Check every line in the records below for the word "this" and report how many have it, nothing more.

== INFORMATION SHOWN

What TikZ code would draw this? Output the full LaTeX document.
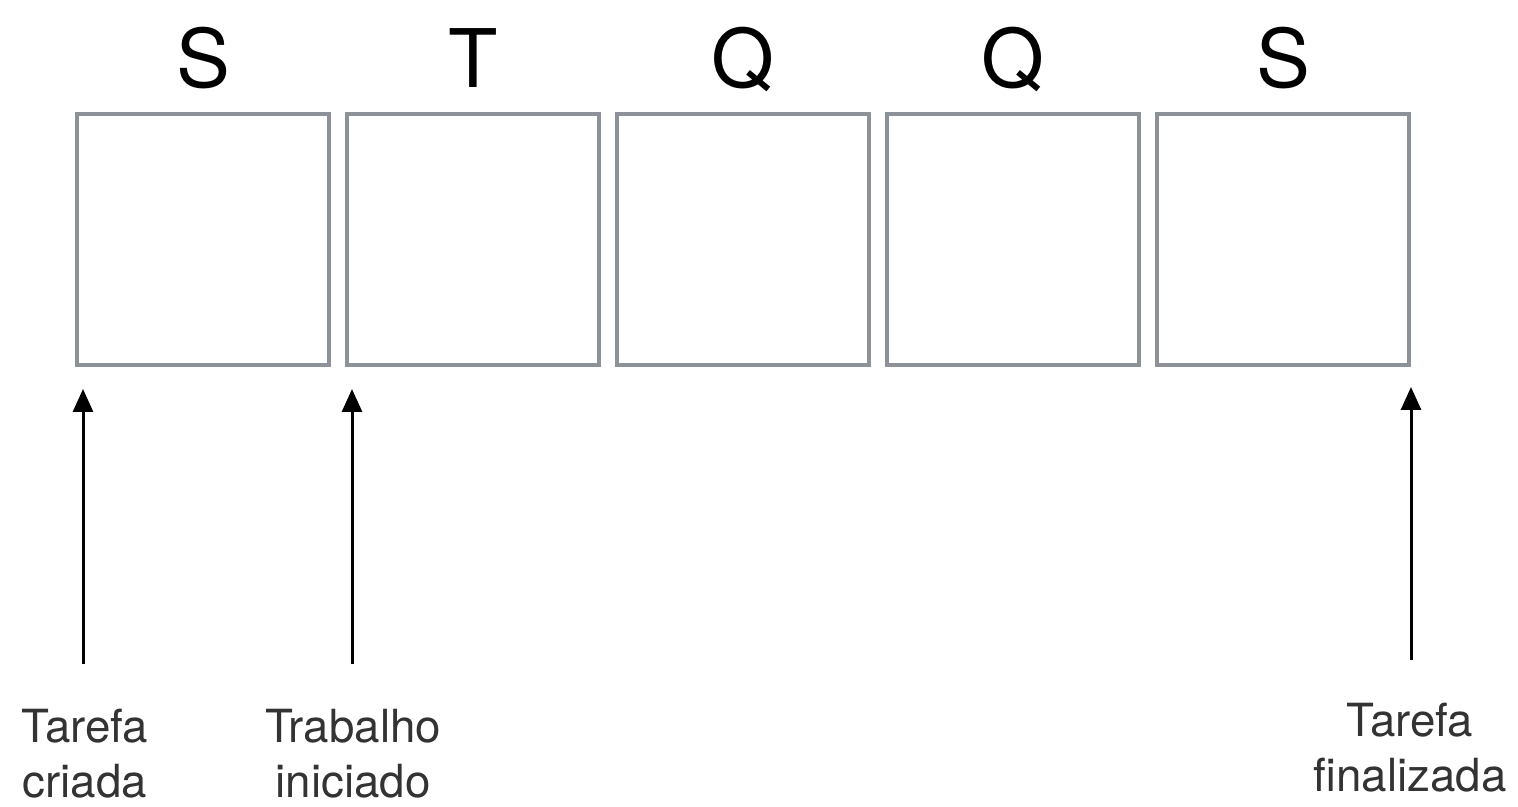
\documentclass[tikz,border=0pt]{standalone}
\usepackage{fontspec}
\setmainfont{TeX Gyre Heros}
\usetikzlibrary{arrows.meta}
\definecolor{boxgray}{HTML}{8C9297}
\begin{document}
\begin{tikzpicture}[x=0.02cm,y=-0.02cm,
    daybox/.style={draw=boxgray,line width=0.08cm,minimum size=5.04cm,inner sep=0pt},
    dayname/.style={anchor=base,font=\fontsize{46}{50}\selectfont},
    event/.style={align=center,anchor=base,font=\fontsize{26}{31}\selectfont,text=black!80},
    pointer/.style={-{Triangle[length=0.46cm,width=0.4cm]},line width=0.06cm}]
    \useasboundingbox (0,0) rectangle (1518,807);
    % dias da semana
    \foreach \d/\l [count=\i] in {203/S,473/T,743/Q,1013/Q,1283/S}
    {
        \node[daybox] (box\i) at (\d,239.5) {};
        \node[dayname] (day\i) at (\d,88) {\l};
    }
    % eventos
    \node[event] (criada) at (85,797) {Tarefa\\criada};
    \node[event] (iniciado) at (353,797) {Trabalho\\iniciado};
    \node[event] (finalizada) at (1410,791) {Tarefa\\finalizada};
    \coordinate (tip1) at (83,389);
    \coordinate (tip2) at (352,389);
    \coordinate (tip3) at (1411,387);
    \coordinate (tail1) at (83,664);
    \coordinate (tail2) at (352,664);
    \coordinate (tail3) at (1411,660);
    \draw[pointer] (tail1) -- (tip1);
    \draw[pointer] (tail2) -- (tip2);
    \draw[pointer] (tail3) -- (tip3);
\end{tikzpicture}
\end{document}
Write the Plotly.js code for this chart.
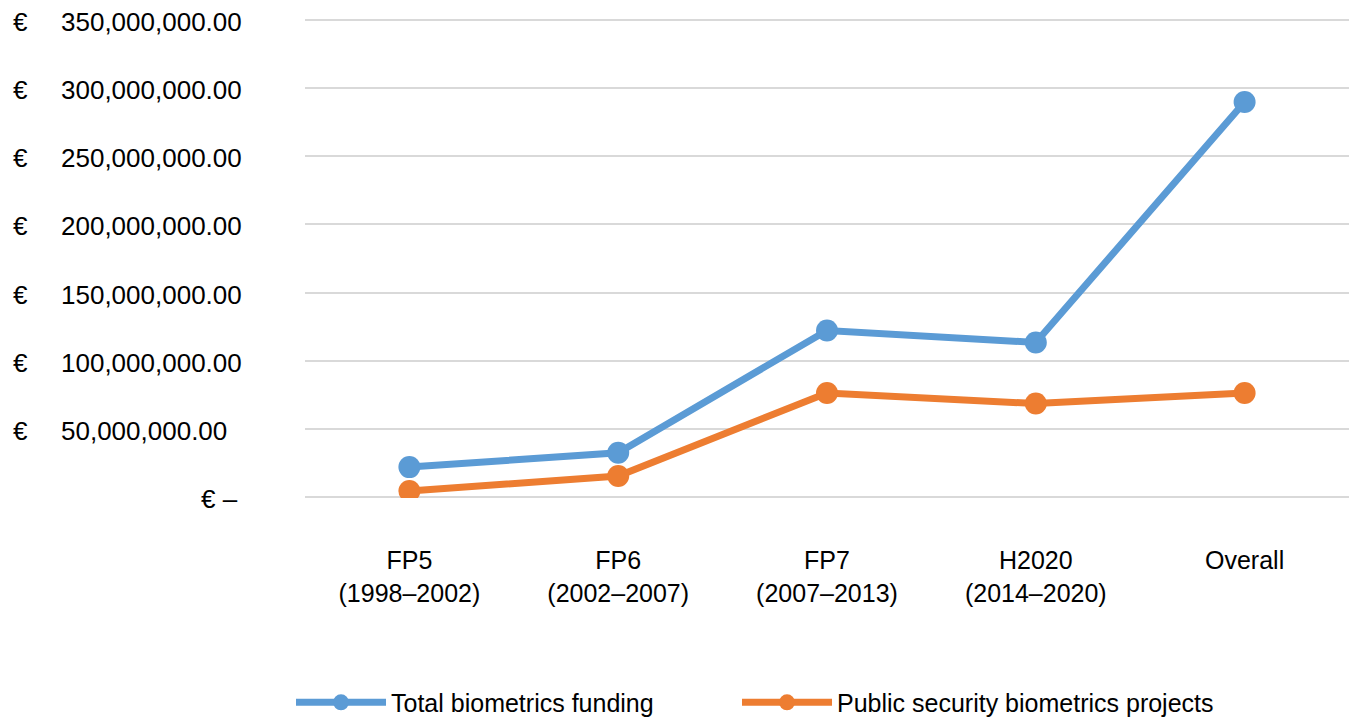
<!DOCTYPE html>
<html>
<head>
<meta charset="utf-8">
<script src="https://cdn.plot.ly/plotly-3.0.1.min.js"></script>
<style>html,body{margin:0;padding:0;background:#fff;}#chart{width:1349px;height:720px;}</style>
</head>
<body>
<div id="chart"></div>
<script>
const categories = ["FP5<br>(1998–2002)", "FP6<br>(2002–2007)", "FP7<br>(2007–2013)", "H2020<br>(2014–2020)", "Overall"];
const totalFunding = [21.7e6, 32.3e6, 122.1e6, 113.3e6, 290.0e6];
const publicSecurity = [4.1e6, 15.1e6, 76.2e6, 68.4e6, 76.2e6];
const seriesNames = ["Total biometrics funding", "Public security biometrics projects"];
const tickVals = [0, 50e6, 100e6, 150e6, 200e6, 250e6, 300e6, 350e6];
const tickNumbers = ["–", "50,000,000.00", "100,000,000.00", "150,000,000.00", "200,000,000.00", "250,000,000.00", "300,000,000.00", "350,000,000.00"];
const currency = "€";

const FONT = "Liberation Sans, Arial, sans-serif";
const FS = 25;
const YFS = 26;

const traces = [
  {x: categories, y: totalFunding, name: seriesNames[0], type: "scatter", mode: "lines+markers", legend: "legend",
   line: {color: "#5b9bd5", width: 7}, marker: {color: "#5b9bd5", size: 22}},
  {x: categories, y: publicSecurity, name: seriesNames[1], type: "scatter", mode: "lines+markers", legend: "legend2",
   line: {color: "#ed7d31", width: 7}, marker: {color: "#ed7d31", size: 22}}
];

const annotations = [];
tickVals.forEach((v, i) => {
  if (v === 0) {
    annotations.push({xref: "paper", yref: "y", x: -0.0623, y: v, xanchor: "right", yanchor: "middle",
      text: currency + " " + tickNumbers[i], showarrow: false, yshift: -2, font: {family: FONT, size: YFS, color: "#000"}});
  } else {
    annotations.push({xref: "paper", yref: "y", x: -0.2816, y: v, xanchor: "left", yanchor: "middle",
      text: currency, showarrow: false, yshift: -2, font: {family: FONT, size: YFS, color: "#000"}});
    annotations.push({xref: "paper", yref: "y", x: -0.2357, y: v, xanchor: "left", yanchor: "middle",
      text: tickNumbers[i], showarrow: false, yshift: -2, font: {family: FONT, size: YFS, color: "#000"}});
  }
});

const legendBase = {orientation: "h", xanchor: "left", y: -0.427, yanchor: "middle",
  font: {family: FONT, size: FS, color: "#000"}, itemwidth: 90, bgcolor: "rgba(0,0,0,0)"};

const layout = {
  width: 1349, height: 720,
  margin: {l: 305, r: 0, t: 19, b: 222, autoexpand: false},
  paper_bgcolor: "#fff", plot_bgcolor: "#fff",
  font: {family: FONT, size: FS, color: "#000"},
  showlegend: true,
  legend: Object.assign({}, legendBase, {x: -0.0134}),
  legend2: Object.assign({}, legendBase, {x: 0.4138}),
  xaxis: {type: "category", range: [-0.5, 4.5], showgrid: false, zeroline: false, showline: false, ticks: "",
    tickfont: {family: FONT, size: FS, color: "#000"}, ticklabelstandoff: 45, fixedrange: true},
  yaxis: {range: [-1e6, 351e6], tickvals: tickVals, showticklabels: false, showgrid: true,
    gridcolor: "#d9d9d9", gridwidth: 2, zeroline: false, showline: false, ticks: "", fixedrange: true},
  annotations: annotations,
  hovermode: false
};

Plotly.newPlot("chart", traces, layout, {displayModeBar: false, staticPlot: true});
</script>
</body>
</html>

====

**TASK ANSWER**
2